Raw records

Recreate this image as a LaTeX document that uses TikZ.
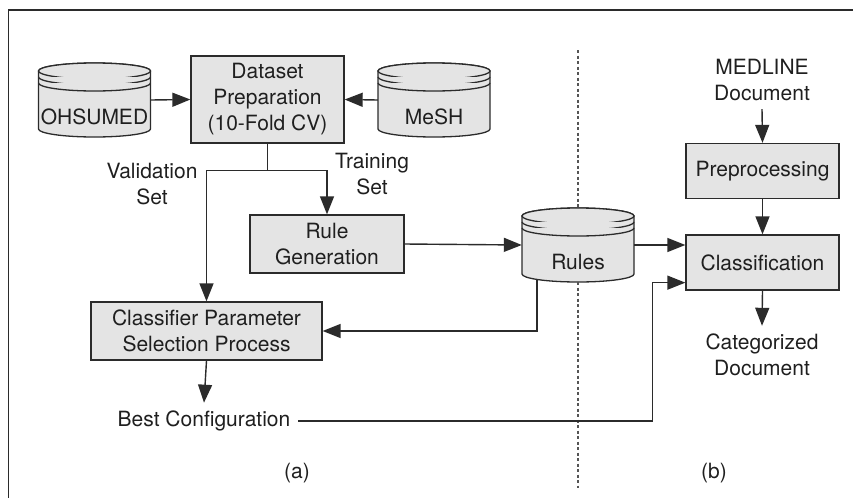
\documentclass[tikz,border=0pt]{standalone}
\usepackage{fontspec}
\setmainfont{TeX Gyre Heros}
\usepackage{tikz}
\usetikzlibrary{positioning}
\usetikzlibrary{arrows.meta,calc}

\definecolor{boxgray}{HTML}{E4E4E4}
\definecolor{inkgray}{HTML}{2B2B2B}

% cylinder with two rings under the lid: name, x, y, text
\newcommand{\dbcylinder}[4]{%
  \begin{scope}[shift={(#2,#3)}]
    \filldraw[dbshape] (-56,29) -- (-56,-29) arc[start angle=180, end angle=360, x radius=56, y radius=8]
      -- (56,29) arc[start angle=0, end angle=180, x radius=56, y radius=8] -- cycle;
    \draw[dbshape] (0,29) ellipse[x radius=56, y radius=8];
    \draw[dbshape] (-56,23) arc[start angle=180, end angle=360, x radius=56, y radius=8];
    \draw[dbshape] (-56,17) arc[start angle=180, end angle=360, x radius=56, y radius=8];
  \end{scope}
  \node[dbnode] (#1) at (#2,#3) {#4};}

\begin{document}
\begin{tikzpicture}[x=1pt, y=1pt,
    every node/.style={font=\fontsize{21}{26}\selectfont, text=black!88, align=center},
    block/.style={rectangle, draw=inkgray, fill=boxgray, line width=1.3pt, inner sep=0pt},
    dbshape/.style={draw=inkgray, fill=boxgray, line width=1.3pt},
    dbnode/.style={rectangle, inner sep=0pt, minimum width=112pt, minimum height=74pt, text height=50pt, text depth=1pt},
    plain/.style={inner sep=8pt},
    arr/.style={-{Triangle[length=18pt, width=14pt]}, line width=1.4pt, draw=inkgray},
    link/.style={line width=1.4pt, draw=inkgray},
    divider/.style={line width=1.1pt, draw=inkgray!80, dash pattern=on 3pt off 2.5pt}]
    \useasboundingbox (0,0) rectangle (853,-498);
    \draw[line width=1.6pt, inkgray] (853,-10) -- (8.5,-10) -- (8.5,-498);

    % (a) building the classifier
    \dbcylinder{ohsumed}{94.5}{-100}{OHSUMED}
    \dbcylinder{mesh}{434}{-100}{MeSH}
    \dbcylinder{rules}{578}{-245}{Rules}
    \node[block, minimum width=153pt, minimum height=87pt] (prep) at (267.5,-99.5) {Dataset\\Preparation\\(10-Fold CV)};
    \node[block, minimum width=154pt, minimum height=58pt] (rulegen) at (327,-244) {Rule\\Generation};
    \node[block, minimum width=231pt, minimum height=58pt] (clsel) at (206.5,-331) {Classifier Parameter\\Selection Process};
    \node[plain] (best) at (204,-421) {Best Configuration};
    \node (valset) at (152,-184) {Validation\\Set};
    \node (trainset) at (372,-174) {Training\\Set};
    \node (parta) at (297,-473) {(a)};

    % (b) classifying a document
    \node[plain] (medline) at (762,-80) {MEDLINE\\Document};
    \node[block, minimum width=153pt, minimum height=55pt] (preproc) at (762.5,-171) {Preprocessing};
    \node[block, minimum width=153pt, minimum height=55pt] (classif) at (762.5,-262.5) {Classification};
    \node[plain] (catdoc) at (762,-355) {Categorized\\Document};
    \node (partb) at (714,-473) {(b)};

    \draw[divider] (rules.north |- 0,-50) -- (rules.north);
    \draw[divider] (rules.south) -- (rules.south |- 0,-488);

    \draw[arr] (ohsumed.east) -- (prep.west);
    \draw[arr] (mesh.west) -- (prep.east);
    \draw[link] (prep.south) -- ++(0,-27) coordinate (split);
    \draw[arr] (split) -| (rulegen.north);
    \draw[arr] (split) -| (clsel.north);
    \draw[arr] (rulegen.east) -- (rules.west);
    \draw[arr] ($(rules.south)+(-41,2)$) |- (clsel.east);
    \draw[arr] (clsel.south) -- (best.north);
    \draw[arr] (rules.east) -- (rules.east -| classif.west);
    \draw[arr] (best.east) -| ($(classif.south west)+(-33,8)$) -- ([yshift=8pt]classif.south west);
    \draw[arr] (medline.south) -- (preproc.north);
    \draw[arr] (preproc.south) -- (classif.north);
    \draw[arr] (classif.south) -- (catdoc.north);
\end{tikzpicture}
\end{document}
...
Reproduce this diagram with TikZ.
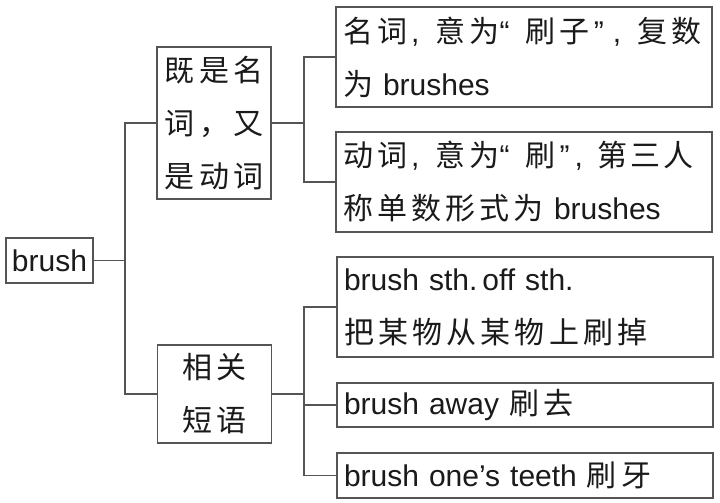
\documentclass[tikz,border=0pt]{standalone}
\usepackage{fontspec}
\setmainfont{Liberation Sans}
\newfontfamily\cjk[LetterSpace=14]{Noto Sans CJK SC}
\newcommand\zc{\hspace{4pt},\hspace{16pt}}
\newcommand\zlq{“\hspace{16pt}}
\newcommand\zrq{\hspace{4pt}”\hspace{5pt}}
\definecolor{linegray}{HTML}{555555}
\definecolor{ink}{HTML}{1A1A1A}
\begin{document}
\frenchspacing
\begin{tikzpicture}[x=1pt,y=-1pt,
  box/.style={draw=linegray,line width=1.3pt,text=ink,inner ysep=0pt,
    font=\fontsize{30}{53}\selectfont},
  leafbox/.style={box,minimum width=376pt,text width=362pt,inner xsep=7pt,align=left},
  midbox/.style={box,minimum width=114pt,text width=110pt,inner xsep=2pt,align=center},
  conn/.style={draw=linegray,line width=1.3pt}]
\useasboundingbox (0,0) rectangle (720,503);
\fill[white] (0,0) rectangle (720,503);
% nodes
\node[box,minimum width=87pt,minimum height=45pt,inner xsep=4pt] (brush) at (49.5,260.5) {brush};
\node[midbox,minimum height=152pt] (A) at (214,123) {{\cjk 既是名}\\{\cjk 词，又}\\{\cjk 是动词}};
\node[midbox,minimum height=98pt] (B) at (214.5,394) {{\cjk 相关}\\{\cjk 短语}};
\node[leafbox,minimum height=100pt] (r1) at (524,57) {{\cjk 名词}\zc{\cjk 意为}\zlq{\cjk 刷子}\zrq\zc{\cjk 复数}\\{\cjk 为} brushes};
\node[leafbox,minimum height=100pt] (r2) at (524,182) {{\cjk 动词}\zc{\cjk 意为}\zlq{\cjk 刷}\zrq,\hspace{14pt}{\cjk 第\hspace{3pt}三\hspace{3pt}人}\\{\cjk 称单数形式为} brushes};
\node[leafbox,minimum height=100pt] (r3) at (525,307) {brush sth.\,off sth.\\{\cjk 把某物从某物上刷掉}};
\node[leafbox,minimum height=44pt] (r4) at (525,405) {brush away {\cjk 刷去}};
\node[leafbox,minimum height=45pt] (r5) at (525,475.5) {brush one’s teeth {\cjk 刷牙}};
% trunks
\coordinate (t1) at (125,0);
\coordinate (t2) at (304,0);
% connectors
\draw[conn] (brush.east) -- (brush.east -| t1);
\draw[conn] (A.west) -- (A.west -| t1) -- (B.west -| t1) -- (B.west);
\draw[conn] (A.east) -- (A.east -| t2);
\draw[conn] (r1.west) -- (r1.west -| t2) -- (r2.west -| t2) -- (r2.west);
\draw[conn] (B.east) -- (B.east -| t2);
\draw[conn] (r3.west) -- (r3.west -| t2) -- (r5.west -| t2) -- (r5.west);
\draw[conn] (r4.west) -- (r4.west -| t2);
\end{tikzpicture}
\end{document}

■ **Problem to solve**:
Reproduce, starting at the line containing "Recreate this image" and stopping after the line containing "(#1) at (#2,#3)", each of those lines exactly and no others; leave pictures out.

■ **Exercise result**:
Recreate this image as a LaTeX document that uses TikZ.
\documentclass[tikz,border=0pt]{standalone}
\usepackage{fontspec}
\setmainfont{TeX Gyre Heros}
\usepackage{tikz}
\usetikzlibrary{positioning}
\usetikzlibrary{arrows.meta,calc}

\definecolor{boxgray}{HTML}{E4E4E4}
\definecolor{inkgray}{HTML}{2B2B2B}

% cylinder with two rings under the lid: name, x, y, text
\newcommand{\dbcylinder}[4]{%
  \begin{scope}[shift={(#2,#3)}]
    \filldraw[dbshape] (-56,29) -- (-56,-29) arc[start angle=180, end angle=360, x radius=56, y radius=8]
      -- (56,29) arc[start angle=0, end angle=180, x radius=56, y radius=8] -- cycle;
    \draw[dbshape] (0,29) ellipse[x radius=56, y radius=8];
    \draw[dbshape] (-56,23) arc[start angle=180, end angle=360, x radius=56, y radius=8];
    \draw[dbshape] (-56,17) arc[start angle=180, end angle=360, x radius=56, y radius=8];
  \end{scope}
  \node[dbnode] (#1) at (#2,#3) {#4};}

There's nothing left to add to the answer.